How to choose the right HSS-E drill bits for metal

Start with the material, but do not stop there. Grade, hardness and section thickness all influence the choice. Drilling 8 mm stainless plate by hand is not the same job as drilling 25 mm deep holes in pre-machined alloy steel on a CNC machining centre.

Then consider the machine and setup. On a rigid machine with reliable coolant delivery, you can push a drill harder and hold tolerance more consistently. On a pedestal drill, magnetic drill or hand-held setup, the process window is narrower, so a forgiving geometry becomes more important.

Hole type matters too. Through holes are generally easier because chips can break and clear more freely. Blind holes need more care, particularly in stainless or deep sections, because chip packing becomes a genuine risk. If depth-to-diameter ratio increases, standard jobber drills may no longer be the best choice.

Finally, think about volume. If the job is occasional maintenance drilling, broad versatility may be more valuable than optimised cycle time. In batch production, repeatability, regrind potential and predictable life usually matter more.

Getting the best performance from HSS-E drills

Even the right drill will fail early if the cutting conditions are wrong. With HSS-E, the aim is to cut cleanly rather than rub. That means adequate feed pressure, sensible spindle speed and proper lubrication for the material.

Running too fast is a frequent problem. Operators often increase speed to get through difficult material, but excess speed drives heat into the edge. In stainless, that usually shortens tool life and worsens work hardening. A slightly lower speed with a positive, consistent feed is often the better route.

Coolant or cutting fluid helps, particularly in stainless and alloy steels. It reduces friction, supports chip evacuation and limits built-up heat. Peck drilling can also help in some applications, but too much pecking can increase rubbing if the cycle is not set properly. It depends on hole depth, material and chip behaviour.

Sharpening should not be overlooked. HSS-E drills can be reground, and in the right environment that improves value significantly. But regrind quality matters. Poor point symmetry or incorrect clearance quickly cancels out the benefit of the substrate.

Common signs you need to change drill type

If drills are discolouring quickly, producing ragged hole exits, wandering despite spot drilling, or showing rapid margin wear, the issue may be more than operator technique. Standard HSS may simply be out of its comfort zone.

Likewise, if stainless jobs are causing recurring breakage, excessive burrs or heavy thrust loads, moving to a properly selected HSS-E drill can improve stability without forcing a full move to carbide. Not every process problem is solved by changing drill grade, but when wear is heat-related, HSS-E is often a logical next step.

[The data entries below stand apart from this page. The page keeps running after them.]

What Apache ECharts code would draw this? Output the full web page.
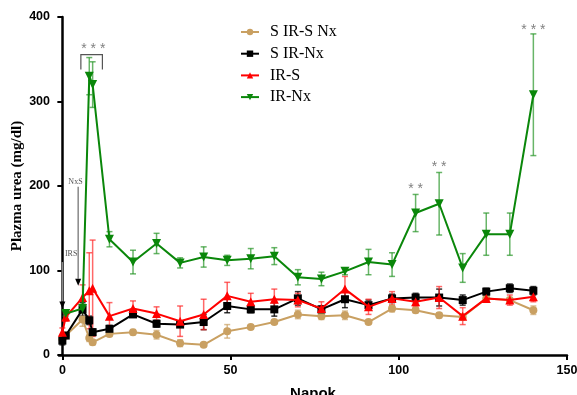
<!DOCTYPE html>
<html><head><meta charset="utf-8">
<script src="https://cdn.jsdelivr.net/npm/echarts@6/dist/echarts.min.js"></script>
<style>html,body{margin:0;padding:0;background:#fff}#c{width:577px;height:395px}</style>
</head><body><div id="c"></div>
<script>
const days = [0,1,6,8,9,14,21,28,35,42,49,56,63,70,77,84,91,98,105,112,119,126,133,140];
const tanVals   = [19,23,42,20,15,25,27,24,14,12,28,33,39,48,46,47,39,55,53,47,45,67,65,53];
const tanErr    = [3,2,8,4,3,3,3,5,4,2,8,2,2,5,4,5,2,4,3,3,3,3,3,5];
const blackVals = [17,23,54,41,27,31,48,37,36,39,58,54,54,67,54,66,59,67,68,68,65,75,79,76];
const blackErr  = [5,3,8,5,4,4,3,4,3,9,8,4,8,8,4,10,6,5,5,10,6,4,5,5];
const redVals   = [27,45,68,76,79,46,55,49,40,48,70,63,66,65,55,78,57,67,63,68,46,67,65,69];
const redErr    = [5,5,15,45,57,16,9,8,18,18,16,10,12,8,8,15,9,8,6,13,10,4,6,6];
const greenVals = [null,49,55,330,320,137,110,132,109,116,112,114,117,92,90,99,110,107,168,179,103,143,143,308];
const greenErr  = [null,3,5,22,27,9,14,12,6,12,6,12,10,9,8,4,15,14,22,37,17,25,25,72];
const seriesNames = ['S IR-S Nx','S IR-Nx','IR-S','IR-Nx'];
const xTicks = [0,50,100,150];
const yTicks = [0,100,200,300,400];

const colors = ['#C9A062','#000000','#FF0000','#0A870A'];
const errColors = ['rgba(201,160,98,0.7)','rgba(0,0,0,0.8)','rgba(255,40,40,0.7)','rgba(40,150,40,0.7)'];
const symbols = ['circle','rect','triangle','triangle'];
const rot = [0,0,0,180];
const vals = [tanVals,blackVals,redVals,greenVals];
const errs = [tanErr,blackErr,redErr,greenErr];

const chart = echarts.init(document.getElementById('c'), null, {renderer:'canvas'});
const series = [];
for (let s=0;s<4;s++){
  const errData = [];
  days.forEach((d,i)=>{ if(vals[s][i]!=null) errData.push([d,vals[s][i],errs[s][i]]); });
  series.push({
    type:'custom', name: seriesNames[s]+'_err', z:2, silent:true,
    data: errData,
    renderItem: (function(col){ return function(params, api){
      const x=api.value(0), y=api.value(1), e=api.value(2);
      const t=api.coord([x,y+e]), b=api.coord([x,y-e]);
      const w=3;
      const st={stroke:col,lineWidth:1.5};
      return {type:'group',children:[
        {type:'line',shape:{x1:t[0],y1:t[1],x2:b[0],y2:b[1]},style:st},
        {type:'line',shape:{x1:t[0]-w,y1:t[1],x2:t[0]+w,y2:t[1]},style:st},
        {type:'line',shape:{x1:b[0]-w,y1:b[1],x2:b[0]+w,y2:b[1]},style:st}
      ]};
    };})(errColors[s])
  });
}
for (let s=0;s<4;s++){
  const data=[];
  days.forEach((d,i)=>{ if(vals[s][i]!=null) data.push([d,vals[s][i]]); });
  series.push({
    type:'line', name: seriesNames[s], data, z:3+s,
    symbol: symbols[s], symbolSize: s===1?8:(s===0?8:9), symbolRotate: rot[s],
    showAllSymbol:true,
    lineStyle:{color:colors[s],width:2},
    itemStyle:{color:colors[s]},
    emphasis:{disabled:true}, animation:false
  });
}

chart.setOption({
  animation:false,
  grid:{left:59,right:10,top:17,bottom:40, outerBoundsMode:'none', containLabel:false},
  legend:{
    data: seriesNames, orient:'vertical', left:240, top:24, padding:0,
    itemWidth:18, itemHeight:8, itemGap:5.7,
    textStyle:{fontFamily:'Liberation Serif', fontSize:16, color:'#000', padding:[0,0,0,6]},
    symbolRotate:'inherit'
  },
  xAxis:{
    type:'value', min:-1, max:150,
    name:'Napok', nameLocation:'middle', nameGap:31, nameMoveOverlap:false,
    nameTextStyle:{fontFamily:'Liberation Sans', fontWeight:'bold', fontSize:15, color:'#000'},
    axisLine:{onZero:false, lineStyle:{color:'#000',width:2.5}},
    axisTick:{show:true, inside:false, length:5, lineStyle:{color:'#000',width:2}, customValues:xTicks},
    axisLabel:{fontFamily:'Liberation Sans', fontWeight:'bold', fontSize:12.5, color:'#000', margin:9, customValues:xTicks},
    splitLine:{show:false}
  },
  yAxis:{
    type:'value', min:0, max:400, interval:100,
    name:'Plazma urea (mg/dl)', nameLocation:'middle', nameGap:34, nameMoveOverlap:false,
    nameTextStyle:{fontFamily:'Liberation Serif', fontWeight:'bold', fontSize:15, color:'#000'},
    axisLine:{show:true, lineStyle:{color:'#000',width:2.5}},
    axisTick:{show:true, inside:false, length:5, lineStyle:{color:'#000',width:2}},
    axisLabel:{fontFamily:'Liberation Sans', fontWeight:'bold', fontSize:12.5, color:'#000', margin:9},
    splitLine:{show:false}
  },
  series
});

function P(x,y){ return chart.convertToPixel({gridIndex:0},[x,y]); }
const gray='#808080';
const g=[];
const bl=P(5.5,355.5), br=P(11.9,355.5), bb=P(5.5,338);
g.push({type:'polyline',shape:{points:[[bl[0],bb[1]],[bl[0],bl[1]],[br[0],br[1]],[br[0],bb[1]]]},style:{stroke:'#555',lineWidth:1.2,fill:null},z:10});
function star(txt,x,y){ const p=P(x,y); g.push({type:'text',x:p[0],y:p[1],style:{text:txt,fill:gray,font:'14px Liberation Sans',align:'center',verticalAlign:'middle'},z:10}); }
star('* * *',9.2,362);
star('* *',105,196);
star('* *',112,222);
star('* * *',140,385);
function arrow(label,x,yTop,yTip,lx,ly){
  const t=P(x,yTop), tip=P(x,yTip);
  g.push({type:'line',shape:{x1:t[0],y1:t[1],x2:tip[0],y2:tip[1]-7},style:{stroke:'#888',lineWidth:1.5},z:10});
  g.push({type:'polygon',shape:{points:[[tip[0]-3,tip[1]-7],[tip[0]+3,tip[1]-7],[tip[0],tip[1]]]},style:{fill:'#000'},z:10});
  const lp=P(lx,ly);
  g.push({type:'text',x:lp[0],y:lp[1],style:{text:label,fill:'#555',font:'8px Liberation Serif',align:'center',verticalAlign:'middle'},z:10});
}
arrow('IRS',0,110,55,2.6,120);
arrow('NxS',4.7,199,82,3.9,205);
chart.setOption({graphic:g});
</script></body></html>
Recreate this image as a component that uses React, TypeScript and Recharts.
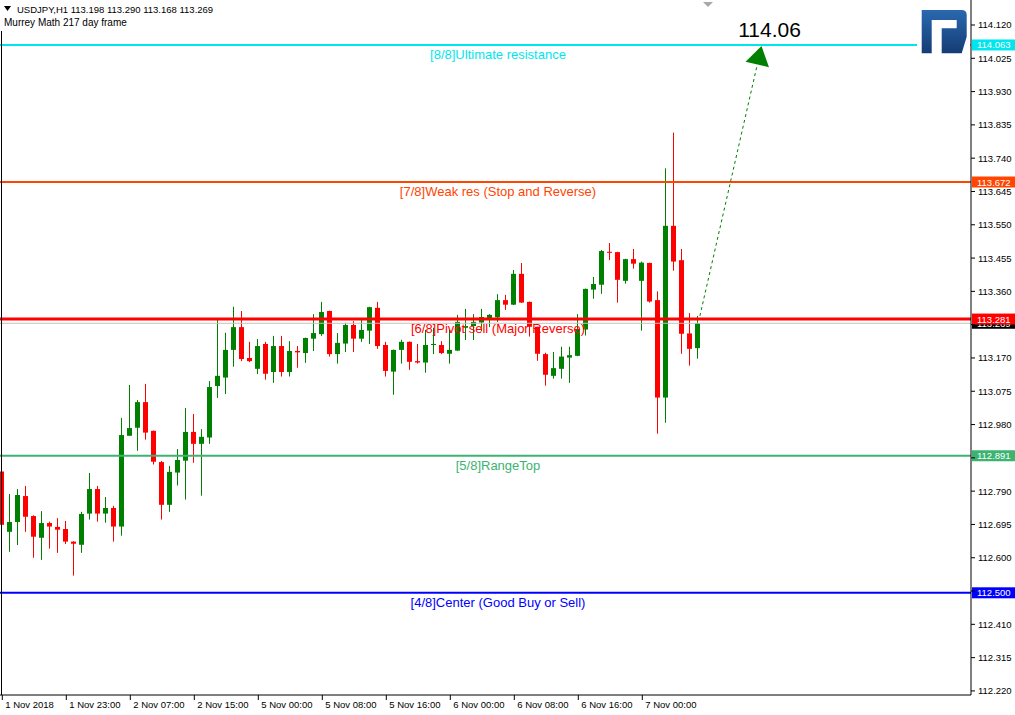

For engineers buying tooling regularly, the commercial point is straightforward. A cheaper drill that fails unpredictably is rarely cheaper once scrap, downtime and operator time are counted. The right HSS-E drill is usually justified by process control as much as tool life.

Choosing hss e drill bits metal work genuinely benefits from is less about buying the highest specification on the shelf and more about matching the drill to the material, the machine and the production reality. If the job involves tougher steels, stainless or repeat drilling where heat is the enemy, HSS-E is often the sensible place to be - capable, practical and far easier to justify than a poor hole and a stopped machine.